>> START Excerpted records

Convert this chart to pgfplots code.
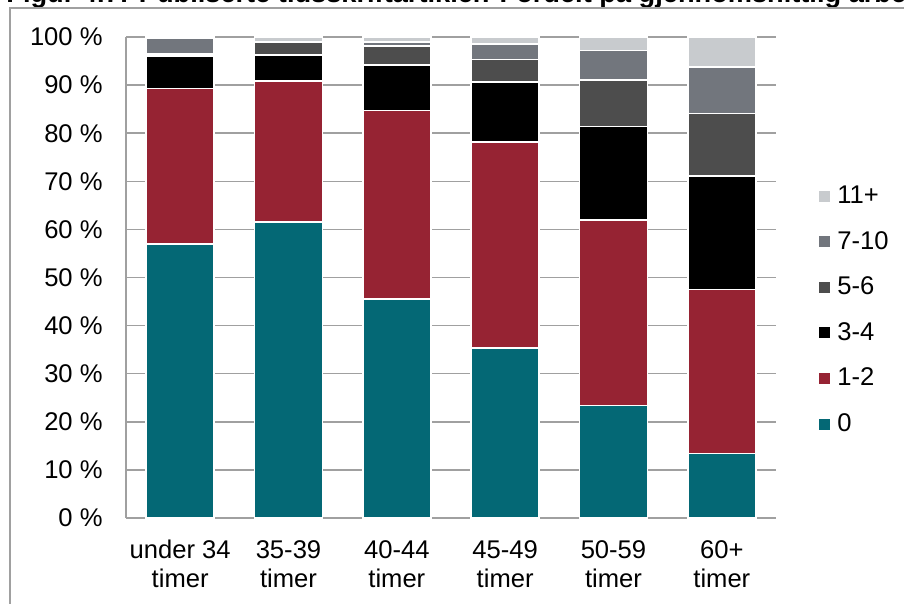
\documentclass[border=0pt]{standalone}
\usepackage{fontspec}
\setmainfont{Liberation Sans}
\usepackage{pgfplots}
\usepackage{pgfplotstable}
\pgfplotsset{compat=1.18}

\definecolor{cZero}{RGB}{4,104,117}
\definecolor{cOneTwo}{RGB}{150,35,51}
\definecolor{cThreeFour}{RGB}{0,0,0}
\definecolor{cFiveSix}{RGB}{77,77,77}
\definecolor{cSevenTen}{RGB}{114,118,125}
\definecolor{cElevenPlus}{RGB}{200,203,206}
\definecolor{gridgray}{RGB}{160,160,160}

% share of articles (%) per weekly working hours group
\pgfplotstableread{
x  zero  onetwo threefour fivesix seventen elevenplus
0  57.0  32.3   6.7       0.5     3.3      0.2
1  61.6  29.3   5.3       2.7     0.2      0.9
2  45.5  39.2   9.5       3.9     0.9      1.0
3  35.4  42.8   12.4      4.7     3.2      1.5
4  23.4  38.6   19.4      9.6     6.2      2.8
5  13.4  34.1   23.6      13.0    9.6      6.3
}\datatable

\pgfplotsset{squarelegend/.style={legend image code/.code={\fill[##1,draw=none] (0bp,-2.75bp) rectangle (5.5bp,2.75bp);}}}

\begin{document}
\begin{tikzpicture}[font=\fontsize{12.8bp}{14.5bp}\selectfont]
\useasboundingbox (0,0) rectangle (452bp,302bp);
\clip (0,0) rectangle (452bp,302bp);
\node[anchor=base west, inner sep=0pt, font=\fontsize{13.6bp}{15bp}\selectfont\bfseries] at (3bp,300.6bp)
  {Figur 4.7: Publiserte tidsskriftartikler. Fordelt på gjennomsnittlig arbeidstid};
\draw[gridgray, line width=0.75bp] (5bp,-2bp) -- (5bp,298bp) -- (460bp,298bp);
\begin{axis}[
  at={(63bp,43bp)}, anchor=south west,
  scale only axis, width=325bp, height=240.5bp,
  ybar stacked, bar width=34bp,
  xmin=-0.5, xmax=5.5, ymin=0, ymax=100,
  xtick={0,1,2,3,4,5},
  xticklabels={{under 34\\timer},{35-39\\timer},{40-44\\timer},{45-49\\timer},{50-59\\timer},{60+\\timer}},
  xticklabel style={align=center, inner sep=0pt, anchor=north, yshift=-11bp},
  ytick={0,10,...,100},
  yticklabels={0 \%,10 \%,20 \%,30 \%,40 \%,50 \%,60 \%,70 \%,80 \%,90 \%,100 \%},
  yticklabel style={anchor=east, inner sep=0pt, xshift=-11.5bp},
  major tick length=0pt, tick style={draw=none},
  ymajorgrids, grid style={gridgray, line width=0.75bp},
  axis x line*=bottom, axis y line*=left,
  axis line style={gridgray, line width=0.75bp, -},
  every axis plot/.append style={draw=white, line width=0.8bp},
  every axis plot post/.append style={squarelegend},
  clip=false,
  reverse legend,
  legend style={at={(1.0666,0.7168)}, anchor=north west, draw=none, fill=none,
    inner sep=0pt, outer sep=0pt, row sep=0pt, column sep=0pt,
    nodes={inner sep=0pt, outer sep=0pt, anchor=west, minimum height=22.8bp},
    /tikz/every odd column/.append style={column sep=3.5bp}},
]
\addplot[fill=cZero] table[x=x, y=zero] {\datatable};
\addplot[fill=cOneTwo] table[x=x, y=onetwo] {\datatable};
\addplot[fill=cThreeFour] table[x=x, y=threefour] {\datatable};
\addplot[fill=cFiveSix] table[x=x, y=fivesix] {\datatable};
\addplot[fill=cSevenTen] table[x=x, y=seventen] {\datatable};
\addplot[fill=cElevenPlus] table[x=x, y=elevenplus] {\datatable};
\legend{0,1-2,3-4,5-6,7-10,11+}
\draw[gridgray, line width=0.75bp] (rel axis cs:0,0) -- (rel axis cs:1,0);
\end{axis}
\end{tikzpicture}
\end{document}
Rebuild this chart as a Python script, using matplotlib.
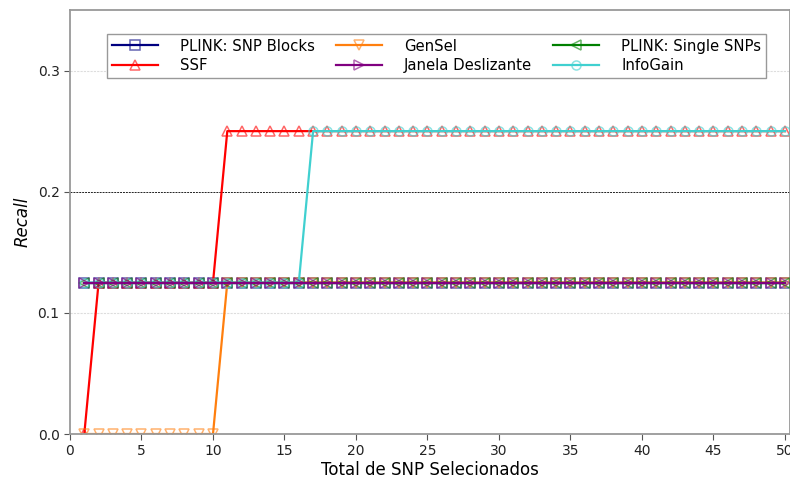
import numpy as np
from matplotlib import pyplot as plt
from matplotlib.colors import to_rgba

# numero de SNPs selecionados
n_snps = np.arange(1, 51)

# recall de cada metodo
plink_blocks = [0.125] * 50
ssf = [0.0] + [0.125] * 9 + [0.25] * 40
gensel = [0.0] * 10 + [0.125] * 40
janela = [0.125] * 50
plink_single = [0.125] * 50
infogain = [0.125] * 16 + [0.25] * 34

series = [
    ('PLINK: SNP Blocks', plink_blocks, '#000080', 's', 2),
    ('SSF', ssf, '#ff0000', '^', 2),
    ('GenSel', gensel, '#ff7f0e', 'v', 2),
    ('Janela Deslizante', janela, '#800080', '>', 4),
    ('PLINK: Single SNPs', plink_single, '#008000', '<', 3),
    ('InfoGain', infogain, '#40d0d0', 'o', 3),
]

fig = plt.figure(figsize=(7.9, 4.8), dpi=100)
ax = fig.add_axes([0.0886, 0.0958, 0.9114, 0.8834])

for nome, vals, cor, mk, z in series:
    ax.plot(n_snps, vals, color=cor, lw=1.6, marker=mk, markersize=6.5,
            markerfacecolor='none', markeredgecolor=to_rgba(cor, 0.6),
            markeredgewidth=1.1, label=nome, zorder=z)

ax.set_xlim(0, 50.35)
ax.set_ylim(0, 0.35)
ax.set_xticks(np.arange(0, 51, 5))
ax.set_yticks([0.0, 0.1, 0.2, 0.3])
ax.set_yticklabels(['0.0', '0.1', '0.2', '0.3'])

# grade horizontal clara + linha de referencia em 0.2
for yv in [0.1, 0.3]:
    ax.axhline(yv, color='#dddddd', lw=0.8, ls=(0, (2, 1)), zorder=0)
ax.axhline(0.2, color='#222222', lw=0.7, ls=(0, (2, 1)), zorder=0)

for s in ['left', 'bottom', 'top', 'right']:
    ax.spines[s].set_color('#999999')
    ax.spines[s].set_linewidth(1.3)
ax.tick_params(colors='#555555', labelcolor='#222222', labelsize=10, length=4)

ax.set_xlabel('Total de SNP Selecionados', fontsize=12, labelpad=2)
ax.set_ylabel('Recall', fontsize=12, style='italic')

leg = ax.legend(loc='upper center', bbox_to_anchor=(0.509, 0.943), ncol=3,
                fontsize=10.7, handlelength=3.1, handletextpad=1.5,
                fancybox=False, edgecolor='#999999', framealpha=1.0,
                borderpad=0.3, borderaxespad=0.0, labelspacing=0.3,
                columnspacing=1.4)

fig.savefig('out.png', dpi=100)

>> END Excerpted records

**Description of the task**
Exclude the pictures and transcribe all of the entries exactly.

**Final result**
Convert this chart to pgfplots code.
\documentclass[border=0pt]{standalone}
\usepackage{fontspec}
\setmainfont{Liberation Sans}
\usepackage{pgfplots}
\usepackage{pgfplotstable}
\pgfplotsset{compat=1.18}

\definecolor{cZero}{RGB}{4,104,117}
\definecolor{cOneTwo}{RGB}{150,35,51}
\definecolor{cThreeFour}{RGB}{0,0,0}
\definecolor{cFiveSix}{RGB}{77,77,77}
\definecolor{cSevenTen}{RGB}{114,118,125}
\definecolor{cElevenPlus}{RGB}{200,203,206}
\definecolor{gridgray}{RGB}{160,160,160}

% share of articles (%) per weekly working hours group
\pgfplotstableread{
x  zero  onetwo threefour fivesix seventen elevenplus
0  57.0  32.3   6.7       0.5     3.3      0.2
1  61.6  29.3   5.3       2.7     0.2      0.9
2  45.5  39.2   9.5       3.9     0.9      1.0
3  35.4  42.8   12.4      4.7     3.2      1.5
4  23.4  38.6   19.4      9.6     6.2      2.8
5  13.4  34.1   23.6      13.0    9.6      6.3
}\datatable

\pgfplotsset{squarelegend/.style={legend image code/.code={\fill[##1,draw=none] (0bp,-2.75bp) rectangle (5.5bp,2.75bp);}}}

\begin{document}
\begin{tikzpicture}[font=\fontsize{12.8bp}{14.5bp}\selectfont]
\useasboundingbox (0,0) rectangle (452bp,302bp);
\clip (0,0) rectangle (452bp,302bp);
\node[anchor=base west, inner sep=0pt, font=\fontsize{13.6bp}{15bp}\selectfont\bfseries] at (3bp,300.6bp)
  {Figur 4.7: Publiserte tidsskriftartikler. Fordelt på gjennomsnittlig arbeidstid};
\draw[gridgray, line width=0.75bp] (5bp,-2bp) -- (5bp,298bp) -- (460bp,298bp);
\begin{axis}[
  at={(63bp,43bp)}, anchor=south west,
  scale only axis, width=325bp, height=240.5bp,
  ybar stacked, bar width=34bp,
  xmin=-0.5, xmax=5.5, ymin=0, ymax=100,
  xtick={0,1,2,3,4,5},
  xticklabels={{under 34\\timer},{35-39\\timer},{40-44\\timer},{45-49\\timer},{50-59\\timer},{60+\\timer}},
  xticklabel style={align=center, inner sep=0pt, anchor=north, yshift=-11bp},
  ytick={0,10,...,100},
  yticklabels={0 \%,10 \%,20 \%,30 \%,40 \%,50 \%,60 \%,70 \%,80 \%,90 \%,100 \%},
  yticklabel style={anchor=east, inner sep=0pt, xshift=-11.5bp},
  major tick length=0pt, tick style={draw=none},
  ymajorgrids, grid style={gridgray, line width=0.75bp},
  axis x line*=bottom, axis y line*=left,
  axis line style={gridgray, line width=0.75bp, -},
  every axis plot/.append style={draw=white, line width=0.8bp},
  every axis plot post/.append style={squarelegend},
  clip=false,
  reverse legend,
  legend style={at={(1.0666,0.7168)}, anchor=north west, draw=none, fill=none,
    inner sep=0pt, outer sep=0pt, row sep=0pt, column sep=0pt,
    nodes={inner sep=0pt, outer sep=0pt, anchor=west, minimum height=22.8bp},
    /tikz/every odd column/.append style={column sep=3.5bp}},
]
\addplot[fill=cZero] table[x=x, y=zero] {\datatable};
\addplot[fill=cOneTwo] table[x=x, y=onetwo] {\datatable};
\addplot[fill=cThreeFour] table[x=x, y=threefour] {\datatable};
\addplot[fill=cFiveSix] table[x=x, y=fivesix] {\datatable};
\addplot[fill=cSevenTen] table[x=x, y=seventen] {\datatable};
\addplot[fill=cElevenPlus] table[x=x, y=elevenplus] {\datatable};
\legend{0,1-2,3-4,5-6,7-10,11+}
\draw[gridgray, line width=0.75bp] (rel axis cs:0,0) -- (rel axis cs:1,0);
\end{axis}
\end{tikzpicture}
\end{document}
Rebuild this chart as a Python script, using matplotlib.
import numpy as np
from matplotlib import pyplot as plt
from matplotlib.colors import to_rgba

# numero de SNPs selecionados
n_snps = np.arange(1, 51)

# recall de cada metodo
plink_blocks = [0.125] * 50
ssf = [0.0] + [0.125] * 9 + [0.25] * 40
gensel = [0.0] * 10 + [0.125] * 40
janela = [0.125] * 50
plink_single = [0.125] * 50
infogain = [0.125] * 16 + [0.25] * 34

series = [
    ('PLINK: SNP Blocks', plink_blocks, '#000080', 's', 2),
    ('SSF', ssf, '#ff0000', '^', 2),
    ('GenSel', gensel, '#ff7f0e', 'v', 2),
    ('Janela Deslizante', janela, '#800080', '>', 4),
    ('PLINK: Single SNPs', plink_single, '#008000', '<', 3),
    ('InfoGain', infogain, '#40d0d0', 'o', 3),
]

fig = plt.figure(figsize=(7.9, 4.8), dpi=100)
ax = fig.add_axes([0.0886, 0.0958, 0.9114, 0.8834])

for nome, vals, cor, mk, z in series:
    ax.plot(n_snps, vals, color=cor, lw=1.6, marker=mk, markersize=6.5,
            markerfacecolor='none', markeredgecolor=to_rgba(cor, 0.6),
            markeredgewidth=1.1, label=nome, zorder=z)

ax.set_xlim(0, 50.35)
ax.set_ylim(0, 0.35)
ax.set_xticks(np.arange(0, 51, 5))
ax.set_yticks([0.0, 0.1, 0.2, 0.3])
ax.set_yticklabels(['0.0', '0.1', '0.2', '0.3'])

# grade horizontal clara + linha de referencia em 0.2
for yv in [0.1, 0.3]:
    ax.axhline(yv, color='#dddddd', lw=0.8, ls=(0, (2, 1)), zorder=0)
ax.axhline(0.2, color='#222222', lw=0.7, ls=(0, (2, 1)), zorder=0)

for s in ['left', 'bottom', 'top', 'right']:
    ax.spines[s].set_color('#999999')
    ax.spines[s].set_linewidth(1.3)
ax.tick_params(colors='#555555', labelcolor='#222222', labelsize=10, length=4)

ax.set_xlabel('Total de SNP Selecionados', fontsize=12, labelpad=2)
ax.set_ylabel('Recall', fontsize=12, style='italic')

leg = ax.legend(loc='upper center', bbox_to_anchor=(0.509, 0.943), ncol=3,
                fontsize=10.7, handlelength=3.1, handletextpad=1.5,
                fancybox=False, edgecolor='#999999', framealpha=1.0,
                borderpad=0.3, borderaxespad=0.0, labelspacing=0.3,
                columnspacing=1.4)

fig.savefig('out.png', dpi=100)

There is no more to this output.